On 8/16/2022 10:55 PM, Chris Johns wrote:
On 17/8/2022 12:16 pm, Joel Sherrill wrote:
On Tue, Aug 16, 2022, 6:07 PM Chris Johns <chr...@rtems.org
<mailto:chr...@rtems.org>> wrote:
On 17/8/2022 6:11 am, Ryan Long wrote:
> Fixed four warnings disabled were for "-Wuse-after-free" and one for a
> "-Wfree-nonheap-object."
Is this a gcc warning bug? If p1 was used to access the memory the warning
is
right but we are only referencing the address and not the data. It is no
different to:
void* p = 0x111111111;
printf("P is %p\n", p);
This is fine and has to be or we could never access any hardware.

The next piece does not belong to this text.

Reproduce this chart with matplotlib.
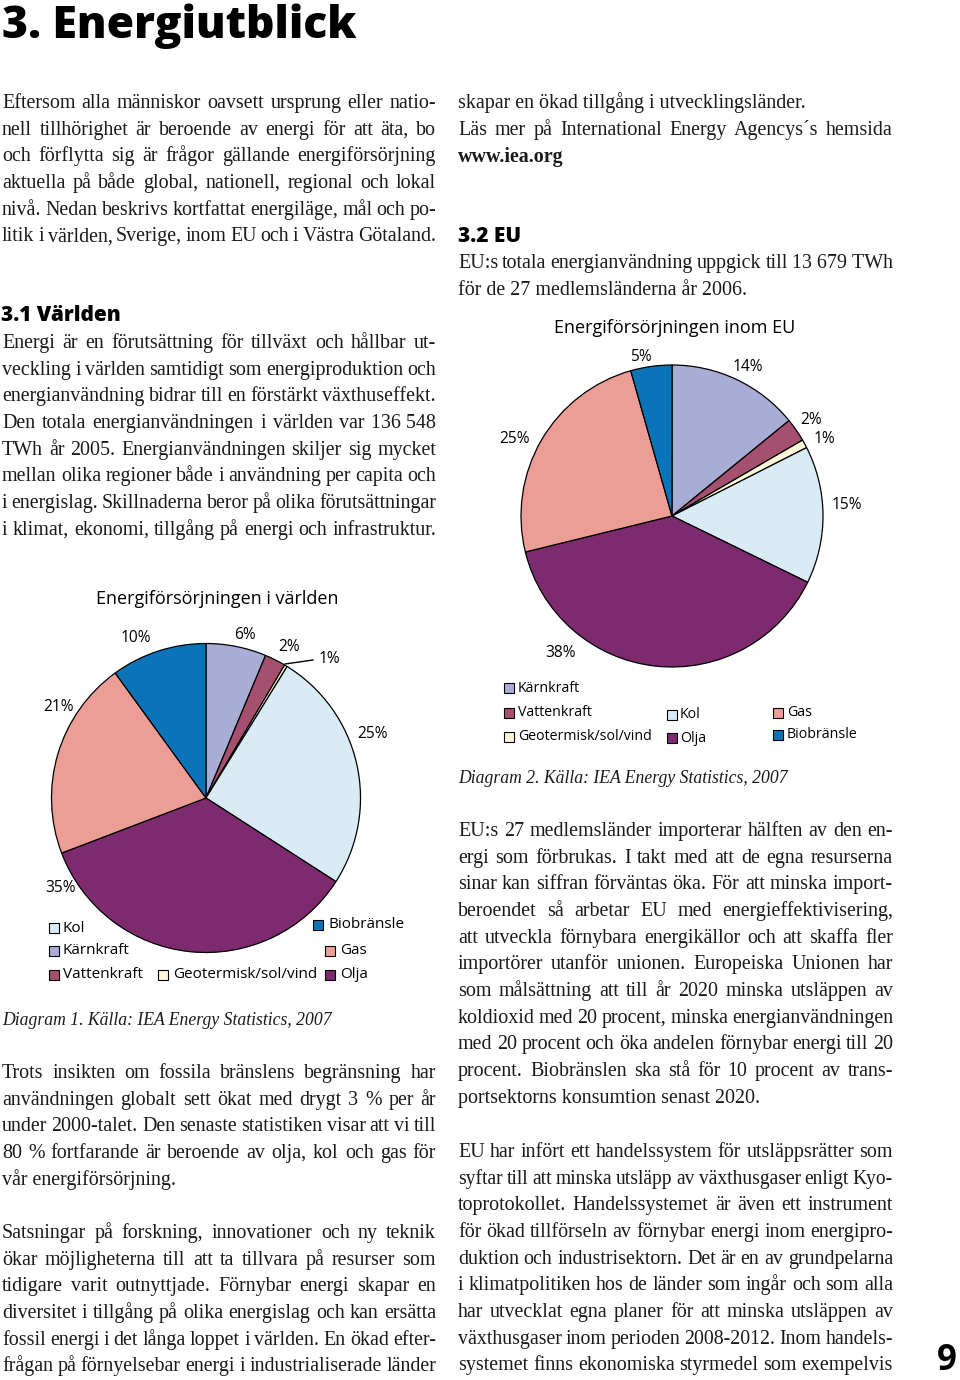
import numpy as np
import matplotlib.pyplot as plt
from matplotlib.patches import Rectangle

W, H = 960, 1380
SERIF = "Liberation Serif"
SANS = "Open Sans"

# energy sources, in the order they run clockwise from 12 o'clock
sources = ["Kärnkraft", "Vattenkraft", "Geotermisk/sol/vind", "Kol", "Olja", "Gas", "Biobränsle"]
colors = ["#a9add6", "#a5506f", "#fcf6d8", "#d9ecf5", "#7d2a6e", "#ec9e96", "#0b74b8"]

# shares as drawn in the wedges, and the printed labels
world_share = [6.3, 2.2, 0.3, 25.3, 35.1, 20.8, 10.0]
world_labels = ["6%", "2%", "1%", "25%", "35%", "21%", "10%"]
eu_share = [14.1, 2.5, 0.9, 14.7, 38.9, 24.4, 4.4]
eu_labels = ["14%", "2%", "1%", "15%", "38%", "25%", "5%"]

# body text
intro = [
    "Eftersom alla människor oavsett ursprung eller natio-",
    "nell tillhörighet är beroende av energi för att äta, bo",
    "och förflytta sig är frågor gällande energiförsörjning",
    "aktuella på både global, nationell, regional och lokal",
    "nivå. Nedan beskrivs kortfattat energiläge, mål och po-",
    "litik i världen, Sverige, inom EU och i Västra Götaland.",
]
varlden = [
    "Energi är en förutsättning för tillväxt och hållbar ut-",
    "veckling i världen samtidigt som energiproduktion och",
    "energianvändning bidrar till en förstärkt växthuseffekt.",
    "Den totala energianvändningen i världen var 136\u00a0548",
    "TWh år 2005. Energianvändningen skiljer sig mycket",
    "mellan olika regioner både i användning per capita och",
    "i energislag. Skillnaderna beror på olika förutsättningar",
    "i klimat, ekonomi, tillgång på energi och infrastruktur.",
]
trots = [
    "Trots insikten om fossila bränslens begränsning har",
    "användningen globalt sett ökat med drygt 3 % per år",
    "under 2000-talet. Den senaste statistiken visar att vi till",
    "80 % fortfarande är beroende av olja, kol och gas för",
    "vår energiförsörjning.",
]
satsningar = [
    "Satsningar på forskning, innovationer och ny teknik",
    "ökar möjligheterna till att ta tillvara på resurser som",
    "tidigare varit outnyttjade. Förnybar energi skapar en",
    "diversitet i tillgång på olika energislag och kan ersätta",
    "fossil energi i det långa loppet i världen. En ökad efter-",
    "frågan på förnyelsebar energi i industrialiserade länder",
]
skapar = ["skapar en ökad tillgång i utvecklingsländer."]
las_mer = ["Läs mer på International Energy Agencys´s hemsida"]
eu_intro = [
    "EU:s totala energianvändning uppgick till 13\u00a0679\u00a0TWh",
    "för de 27 medlemsländerna år 2006.",
]
eu_import = [
    "EU:s 27 medlemsländer importerar hälften av den en-",
    "ergi som förbrukas. I takt med att de egna resurserna",
    "sinar kan siffran förväntas öka. För att minska import-",
    "beroendet så arbetar EU med energieffektivisering,",
    "att utveckla förnybara energikällor och att skaffa fler",
    "importörer utanför unionen. Europeiska Unionen har",
    "som målsättning att till år 2020 minska utsläppen av",
    "koldioxid med 20 procent, minska energianvändningen",
    "med 20 procent och öka andelen förnybar energi till 20",
    "procent. Biobränslen ska stå för 10 procent av trans-",
    "portsektorns konsumtion senast 2020.",
]
eu_handel = [
    "EU har infört ett handelssystem för utsläppsrätter som",
    "syftar till att minska utsläpp av växthusgaser enligt Kyo-",
    "toprotokollet. Handelssystemet är även ett instrument",
    "för ökad tillförseln av förnybar energi inom energipro-",
    "duktion och industrisektorn. Det är en av grundpelarna",
    "i klimatpolitiken hos de länder som ingår och som alla",
    "har utvecklat egna planer för att minska utsläppen av",
    "växthusgaser inom perioden 2008-2012. Inom handels-",
    "systemet finns ekonomiska styrmedel som exempelvis",
]

fig = plt.figure(figsize=(W / 100, H / 100), dpi=100)
ax = fig.add_axes([0, 0, 1, 1])
ax.set_xlim(0, W)
ax.set_ylim(H, 0)
ax.axis("off")
R = fig.canvas.get_renderer()


def width(s, **kw):
    t = ax.text(0, 0, s, **kw)
    w = t.get_window_extent(R).width
    t.remove()
    return w


LH = 26.67
L0, L1 = 2, 436
R0, R1 = 458, 893
BODY = 14.4
INK = "#1a1a1a"

# (lines, x0, x1, first baseline, justify last line)
paragraphs = [
    (intro, L0, L1, 108, True),
    (varlden, L0, L1, 348, True),
    (trots, L0, L1, 1078, False),
    (satsningar, L0, L1, 1238, True),
    (skapar, R0, R1, 108, False),
    (las_mer, R0, R1, 135, True),
    (eu_intro, R0, R1, 268, False),
    (eu_import, R0, R1, 836, False),
    (eu_handel, R0, R1, 1157, True),
]


def set_lines(lines, x0, x1, y0, justify_last):
    for i, line in enumerate(lines):
        y = y0 + i * LH
        words = line.split(" ")
        if (i == len(lines) - 1 and not justify_last) or len(words) == 1:
            ax.text(x0, y, line, fontsize=BODY, family=SERIF, va="baseline", color=INK)
            continue
        # shrink a line only when it will not fit with a minimal word gap
        ws = [width(w, fontsize=BODY, family=SERIF) for w in words]
        need = sum(ws) + (len(words) - 1) * 0.2 * BODY * 100 / 72
        size = BODY * min(1.0, (x1 - x0) / need)
        ws = [v * size / BODY for v in ws]
        gap = (x1 - x0 - sum(ws)) / (len(words) - 1)
        x = x0
        for w, wd in zip(words, ws):
            ax.text(x, y, w, fontsize=size, family=SERIF, va="baseline", color=INK)
            x += wd + gap


for lines, x0, x1, y0, jl in paragraphs:
    set_lines(lines, x0, x1, y0, jl)

ax.text(R0, 162, "www.iea.org", fontsize=BODY, fontweight="bold", family=SERIF,
        va="baseline", color=INK)

# headings
ts = 35
ts *= 356 / width("3. Energiutblick", fontsize=ts, family=SANS, fontweight="heavy")
ax.text(2, 38, "3. Energiutblick", fontsize=ts, family=SANS, fontweight="heavy", va="baseline")
ax.text(1, 321, "3.1 Världen", fontsize=15, family=SANS, fontweight="heavy", va="baseline")
ax.text(458, 242, "3.2 EU", fontsize=15, family=SANS, fontweight="heavy", va="baseline")
ax.text(957, 1370, "9", fontsize=25, family=SANS, fontweight="bold", va="baseline", ha="right")

# captions
ax.text(2, 1025, "Diagram 1. Källa: IEA Energy Statistics, 2007", fontsize=12.7,
        family=SERIF, style="italic", va="baseline", color=INK)
ax.text(R0, 783, "Diagram 2. Källa: IEA Energy Statistics, 2007", fontsize=12.7,
        family=SERIF, style="italic", va="baseline", color=INK)


def draw_pie(share, cx, cy, r):
    pad = 1.04
    pa = fig.add_axes([(cx - r * pad) / W, 1 - (cy + r * pad) / H,
                       2 * r * pad / W, 2 * r * pad / H])
    pa.pie(share, colors=colors, startangle=90, counterclock=False,
           wedgeprops=dict(edgecolor="black", linewidth=0.9))
    pa.set_xlim(-pad, pad)
    pa.set_ylim(-pad, pad)
    pa.axis("off")


def draw_legend(items, size):
    for name, bx, tx, y in items:
        c = colors[sources.index(name)]
        ax.add_patch(Rectangle((bx, y - 5), 10, 10, facecolor=c, edgecolor="black", lw=0.8))
        ax.text(tx, y, name, fontsize=size, family=SANS, va="center")


# world pie
draw_pie(world_share, 206, 798, 154.5)
ax.text(217, 599, "Energiförsörjningen i världen", fontsize=13, family=SANS,
        ha="center", va="center")
world_label_xy = [(245, 635), (289, 647), (329, 659), (373, 734), (60, 888), (58, 707), (136, 638)]
for s, (x, y) in zip(world_labels, world_label_xy):
    ax.text(x, y, s, fontsize=11.2, family=SANS, ha="center", va="center")
ax.plot([285, 313], [664, 660], color="black", lw=1.0)
draw_legend([
    ("Kol", 49, 63, 928), ("Kärnkraft", 49, 63, 951), ("Vattenkraft", 49, 63, 975),
    ("Geotermisk/sol/vind", 158, 173, 975), ("Biobränsle", 313, 328, 925),
    ("Gas", 325, 340, 951), ("Olja", 325, 340, 975),
], 11)

# EU pie
draw_pie(eu_share, 672, 516, 151)
ax.text(675, 328, "Energiförsörjningen inom EU", fontsize=13, family=SANS,
        ha="center", va="center")
eu_label_xy = [(748, 367), (811, 420), (824, 439), (847, 505), (561, 653), (514, 439), (641, 357)]
for s, (x, y) in zip(eu_labels, eu_label_xy):
    ax.text(x, y, s, fontsize=11.2, family=SANS, ha="center", va="center")
draw_legend([
    ("Kärnkraft", 504, 518, 688), ("Vattenkraft", 504, 518, 713),
    ("Geotermisk/sol/vind", 504, 518, 737), ("Kol", 667, 680, 715),
    ("Olja", 667, 680, 738), ("Gas", 773, 787, 713), ("Biobränsle", 773, 787, 735),
], 10.2)

fig.savefig("out.png", dpi=100)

That example is different I think. Semantically after a call to free, the
address is no longer valid for any use.
Ah yes sorry, I was looking at the wrong spot in the code. It is down at line
1531.
Ensuring you don't call another member
of the malloc family is a legitimate way to avoid double frees.
Yes using the pointer is invalid.
If we have an issue with a specific use case pattern that GCC is tripping, then
we discuss it with them. I'm sure all of these were well thought out.
Besides this code is pushing deliberate error conditions so we should not be
surprised that the compiler is detecting issues with the code.
I am not sure the test is correct and should be there. Passing in and then
testing the same value is returned assumes undefined behaviour:
If ptr does not match a pointer returned earlier by calloc(), malloc(),
or realloc() or if the space has previously been deallocated by a call
to free() or realloc(), the behavior is undefined.
https://pubs.opengroup.org/onlinepubs/9699919799/functions/realloc.html
For some of the tests we would just need to set p1 to NULL before the
check then right?
Do the rest of the patches in this set look good?